• **Data provided**:

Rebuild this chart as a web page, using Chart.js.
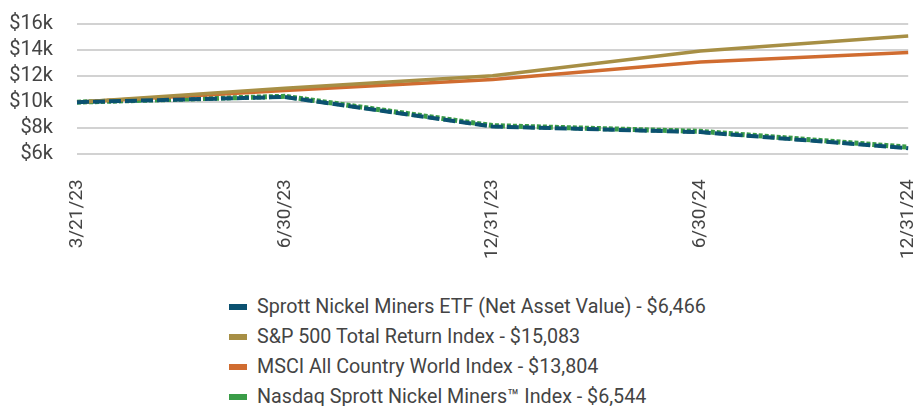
<!DOCTYPE html>
<html>
<head>
<meta charset="utf-8">
<script src="https://cdn.jsdelivr.net/npm/chart.js@4"></script>
<style>
    body { margin: 0; background: #fff; overflow: hidden; width: 913px; height: 406px; position: relative; }
    #wrap { position: absolute; left: 0; top: -12px; width: 956px; height: 296px; }
    #legend { position: absolute; left: 229px; top: 292px; font-family: Roboto, sans-serif; font-size: 19.7px; color: #444; }
    #legend div { height: 30px; line-height: 30px; white-space: nowrap; }
    #legend span.box { display: inline-block; width: 18px; height: 6px; margin-right: 10px; vertical-align: middle; position: relative; top: -1px; }
</style>
</head>
<body>
<div id="wrap"><canvas id="growthChart"></canvas></div>
<div id="legend"></div>
<script>
// Dữ liệu biểu đồ
const dates = ['3/21/23', '6/30/23', '12/31/23', '6/30/24', '12/31/24'];
const etfNav = [10000, 10400, 8130, 7700, 6466];
const sp500 = [10000, 11060, 12030, 13930, 15083];
const msciAcwi = [10000, 10900, 11740, 13080, 13804];
const nickelIndex = [10000, 10450, 8200, 7760, 6544];
const yTicks = [6000, 8000, 10000, 12000, 14000, 16000];

const seriesNames = [
    'Sprott Nickel Miners ETF (Net Asset Value) - $6,466',
    'S&P 500 Total Return Index - $15,083',
    'MSCI All Country World Index - $13,804',
    'Nasdaq Sprott Nickel Miners\u2122 Index - $6,544'
];
const colors = ['#0b5170', '#a78f45', '#d06c30', '#3a9c47'];

const ctx = document.getElementById('growthChart').getContext('2d');
new Chart(ctx, {
    type: 'line',
    data: {
        labels: dates,
        datasets: [
            { label: seriesNames[0], data: etfNav, borderColor: colors[0], borderWidth: 4, borderDash: [12, 4] },
            { label: seriesNames[1], data: sp500, borderColor: colors[1], borderWidth: 3.5 },
            { label: seriesNames[2], data: msciAcwi, borderColor: colors[2], borderWidth: 3.5 },
            { label: seriesNames[3], data: nickelIndex, borderColor: colors[3], borderWidth: 5, borderDash: [4, 2] }
        ]
    },
    options: {
        responsive: true,
        maintainAspectRatio: false,
        animation: false,
        layout: { padding: { top: 0, left: 0, right: 0, bottom: 0 } },
        elements: { point: { radius: 0 }, line: { tension: 0, borderCapStyle: 'butt' } },
        scales: {
            x: {
                grid: { display: false, drawTicks: false },
                border: { display: false },
                ticks: {
                    autoSkip: false,
                    minRotation: 90,
                    maxRotation: 90,
                    padding: 25,
                    color: '#444',
                    font: { family: 'Roboto', size: 19 }
                }
            },
            y: {
                min: 6000,
                max: 16000,
                afterBuildTicks: scale => { scale.ticks = yTicks.map(v => ({ value: v })); },
                afterFit: scale => { scale.width = 77; },
                grid: { color: '#d2d2d2', lineWidth: 2, drawTicks: false },
                border: { display: false },
                ticks: {
                    autoSkip: false,
                    padding: 24,
                    color: '#444',
                    font: { family: 'Roboto', size: 20 },
                    callback: v => '$' + (v / 1000) + 'k'
                }
            }
        },
        plugins: {
            legend: { display: false },
            tooltip: { enabled: false }
        }
    }
});

// Chú thích dạng danh sách dọc
const legendEl = document.getElementById('legend');
seriesNames.forEach((name, i) => {
    const row = document.createElement('div');
    const box = document.createElement('span');
    box.className = 'box';
    box.style.background = colors[i];
    row.appendChild(box);
    row.appendChild(document.createTextNode(name));
    legendEl.appendChild(row);
});
</script>
</body>
</html>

• **Aim**:
Reproduce the listing exactly. Leave its pictures out.

• **Finished exercise**:
Rebuild this chart as a web page, using Chart.js.
<!DOCTYPE html>
<html>
<head>
<meta charset="utf-8">
<script src="https://cdn.jsdelivr.net/npm/chart.js@4"></script>
<style>
    body { margin: 0; background: #fff; overflow: hidden; width: 913px; height: 406px; position: relative; }
    #wrap { position: absolute; left: 0; top: -12px; width: 956px; height: 296px; }
    #legend { position: absolute; left: 229px; top: 292px; font-family: Roboto, sans-serif; font-size: 19.7px; color: #444; }
    #legend div { height: 30px; line-height: 30px; white-space: nowrap; }
    #legend span.box { display: inline-block; width: 18px; height: 6px; margin-right: 10px; vertical-align: middle; position: relative; top: -1px; }
</style>
</head>
<body>
<div id="wrap"><canvas id="growthChart"></canvas></div>
<div id="legend"></div>
<script>
// Dữ liệu biểu đồ
const dates = ['3/21/23', '6/30/23', '12/31/23', '6/30/24', '12/31/24'];
const etfNav = [10000, 10400, 8130, 7700, 6466];
const sp500 = [10000, 11060, 12030, 13930, 15083];
const msciAcwi = [10000, 10900, 11740, 13080, 13804];
const nickelIndex = [10000, 10450, 8200, 7760, 6544];
const yTicks = [6000, 8000, 10000, 12000, 14000, 16000];

const seriesNames = [
    'Sprott Nickel Miners ETF (Net Asset Value) - $6,466',
    'S&P 500 Total Return Index - $15,083',
    'MSCI All Country World Index - $13,804',
    'Nasdaq Sprott Nickel Miners\u2122 Index - $6,544'
];
const colors = ['#0b5170', '#a78f45', '#d06c30', '#3a9c47'];

const ctx = document.getElementById('growthChart').getContext('2d');
new Chart(ctx, {
    type: 'line',
    data: {
        labels: dates,
        datasets: [
            { label: seriesNames[0], data: etfNav, borderColor: colors[0], borderWidth: 4, borderDash: [12, 4] },
            { label: seriesNames[1], data: sp500, borderColor: colors[1], borderWidth: 3.5 },
            { label: seriesNames[2], data: msciAcwi, borderColor: colors[2], borderWidth: 3.5 },
            { label: seriesNames[3], data: nickelIndex, borderColor: colors[3], borderWidth: 5, borderDash: [4, 2] }
        ]
    },
    options: {
        responsive: true,
        maintainAspectRatio: false,
        animation: false,
        layout: { padding: { top: 0, left: 0, right: 0, bottom: 0 } },
        elements: { point: { radius: 0 }, line: { tension: 0, borderCapStyle: 'butt' } },
        scales: {
            x: {
                grid: { display: false, drawTicks: false },
                border: { display: false },
                ticks: {
                    autoSkip: false,
                    minRotation: 90,
                    maxRotation: 90,
                    padding: 25,
                    color: '#444',
                    font: { family: 'Roboto', size: 19 }
                }
            },
            y: {
                min: 6000,
                max: 16000,
                afterBuildTicks: scale => { scale.ticks = yTicks.map(v => ({ value: v })); },
                afterFit: scale => { scale.width = 77; },
                grid: { color: '#d2d2d2', lineWidth: 2, drawTicks: false },
                border: { display: false },
                ticks: {
                    autoSkip: false,
                    padding: 24,
                    color: '#444',
                    font: { family: 'Roboto', size: 20 },
                    callback: v => '$' + (v / 1000) + 'k'
                }
            }
        },
        plugins: {
            legend: { display: false },
            tooltip: { enabled: false }
        }
    }
});

// Chú thích dạng danh sách dọc
const legendEl = document.getElementById('legend');
seriesNames.forEach((name, i) => {
    const row = document.createElement('div');
    const box = document.createElement('span');
    box.className = 'box';
    box.style.background = colors[i];
    row.appendChild(box);
    row.appendChild(document.createTextNode(name));
    legendEl.appendChild(row);
});
</script>
</body>
</html>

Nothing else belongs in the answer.